Nel 2006 un gruppo di uomini rapisce, violenta e poi costringe a prostituirsi una bambina di undici anni. C’è una denuncia e un processo. Quando arrivano le sentenze, due persone vengono condannate a morte, due all’ergastolo, una a quindici anni. Secondo la madre della vittima sarebbero state coinvolte altre persone, trattate invece coi guanti di velluto dalla Corte. La madre decide quindi di procedere come fa un qualunque cinese, quando sente di aver subito un sopruso dalle autorità. Prepara una petizione, antica abitudine imperiale cinese, ancora oggi attuale: si chiede alle autorità centrali di riparare un torto.

Solitamente però questi petizionisti, che puntano a presentare i propri ricorsi a Pechino, vengono ostacolati in ogni modo. Le autorità locali di solito cercano di non farli partire; quando riescono a sfuggire ai controlli locali, spesso sono fermati alla stazione di Pechino e vengono portati nelle black jail, prigioni fantasma all’interno di residence o simil hotel, limbo giuridico dove dopo un paio di settimane vengono rispediti al luogo di origine. E’ fortunato il petizionista che torna intero.

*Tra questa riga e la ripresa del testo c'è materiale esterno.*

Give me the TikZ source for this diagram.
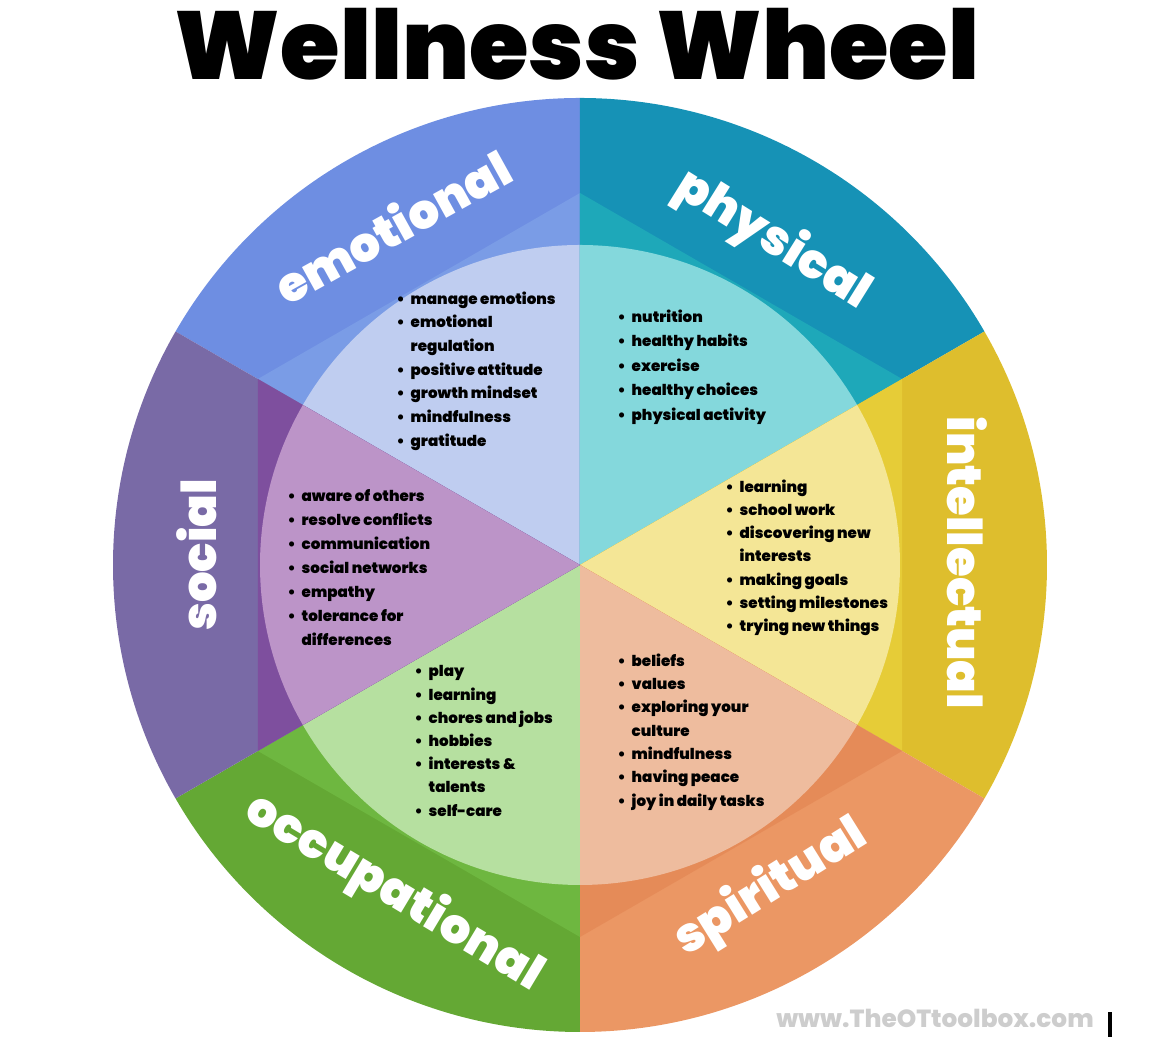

Tang Hui, la madre della bambina violentata, invece, anziché essere rinchiusa in una black jail viene direttamente portata in un laojiao, un campo di lavoro.

Si tratta di strutture dove finiscono spesso petizionisti, poveracci, prostitute, venditori ambulanti o chiunque abbia fatto l’«errore» di mettersi contro un funzionario importante, anche se locale. Sono il risultato di un vuoto giuridico, un luogo dove si finisce senza condanna, in via amministrativa e senza processo.

Tang Hui dopo soli quattro mesi venne rilasciata: il suo caso era diventato qualcosa di «sensibile» per l’amministrazione e la politica cinese: sul web erano arrivate proteste e molte dimostrazioni di solidarietà. Nel frattempo in Cina si era sviluppato un importante dibattito: intellettuali, professori prendono la parola per chiedere l’eliminazione del laojiao.

La politica risponde, alla cinese: attraverso articoli sui media ufficiali sembra si aprano scampoli di discussione al riguardo. Più che di eliminazione si parla di riforma. Tanto che su Lens, un magazine in cinese, esce un reportage nel quale parla un gruppo di donne che nei laojiao hanno patito torture e maltrattamenti (il reportage è stato pubblicato da Internazionale in Italia). L’articolo ben presto sparisce da internet e la rivista è chiusa: è un altro segnale. Se ne può discutere, ma è ancora presto per mettere in discussione l’istituzione.

Tang Hui nel frattempo, uscita dal laojiao, non si è arresa. Nel gennaio scorso, come hanno riportato i media cinesi ieri, prima ha citato in giudizio la Commissione del lavoro della città di Yongzhou chiedendo le scuse e un risarcimento, poi, vedendo la causa respinta, ha fatto appello al tribunale provinciale.

E in questi giorni è arrivata la sentenza a suo favore: il giudice ha ordinato alla Commissione del lavoro di pagare a Tang 2941 RMB (circa 350 euro) per aver violato la sua libertà personale e per averle causato danni mentali, secondo quanto riferito dagli avvocati di Tang. Pu Zhiqiang, un altro dei legali di Tang (spesso gli avvocati di queste cause in Cina, rischiano tanto quanto i loro assistiti) ha raccontato alla stampa che in realtà l’esito della causa è limitata al risarcimento e non mette in discussione la precedente decisione di mandarla in un campo di lavoro.

«Se non altro, hanno detto i legali, da oggi potrà cominciare a sperare di riavere una vita normale». Secondo Zhang Ming, professore di politica della Renmin University, sentito dal Guardian, «per persone come Tang Hui, si tratta di fatti veramente ingiusti: sua figlia aveva vissuto un’esperienza orribile, e lei è stata inviata in un campo di lavoro. Questi eventi non possono essere giustificati».